I've been following the journals of Kaycee and her mom (Debbie) for several months now. Kaycee, happily, is winning her battle against cancer, having recently been discharged from the hospital. But the whole thing has taken its toll on their family. Debbie's most recent journal entries (Part I and Part II) describe the tension that has developed between her and her husband over this period. From her description, her husband's relatives sound like real a-holes, and her husband sounds like a chip off the old block. I've no idea how things have gotten to where they are (maybe it's in her archives).

However, several sentences made me bolt upright in my chair as I read them: "I held it in as always. But it festered on me all through dinner. He kept adding to the growing pile upon my shoulders. I thought it was me. I thought I was at fault in some way. I retraced my thoughts and heard my children asking the same questions I was. I tried to see things through my husbands eyes. I tried to come up with why he was so intent on blaming all of us. . . . My background suggested my weakness and fear. I have allowed him to put me in my place because this is how I was raised."

Most of the time, a-holes need an enabler. It sounds like this a-hole found the perfect enabler! And it's something that puzzles me, this desire of seemingly strong and intelligent people to please people who, in some ways, are the worst the world has to offer because they demand to be pleased (and never are) -- in essence, controlling those who would please them. What a charming man, who, from the sounds of things, is resentful of the time kaycee's mother devoted to her when she was fighting cancer! See things "through [the a-hole's] eyes"?!? Please. Stick a fork in his eyes if anything.
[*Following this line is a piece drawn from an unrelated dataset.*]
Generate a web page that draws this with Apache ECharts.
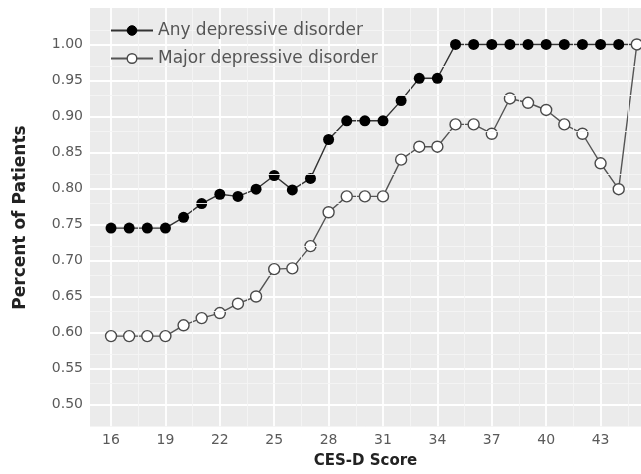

I admire Kaycee's mom in many ways, because I've seen her strength over the months I've been reading her journal. That's why I was completely astounded to see the complete opposite of strength in the most recent. A-holes like a person who would resent Kaycee for having her mother's attention PREY on people who can be made to feel quilty for their virtues -- and make no mistake, Debbie's devotion to her daughter is a virtue. A-holes like that are the weakest of humans, for they depend on others for their strength. And they always seem to find an otherwise well meaning person who will utter the monstrous words "I have allowed him to put me in my place. . . ."

Yes, Debbie, you have allowed him to do something horrible -- he's caused you to doubt yourself and your own sense of morality. But no, I beg to differ. That is NOT your place. Grovelling to please an overbearing and apparently insecure master is not your place at all. Period. And what a transvaluation of moral values (to borrow from Nietzsche) it represents!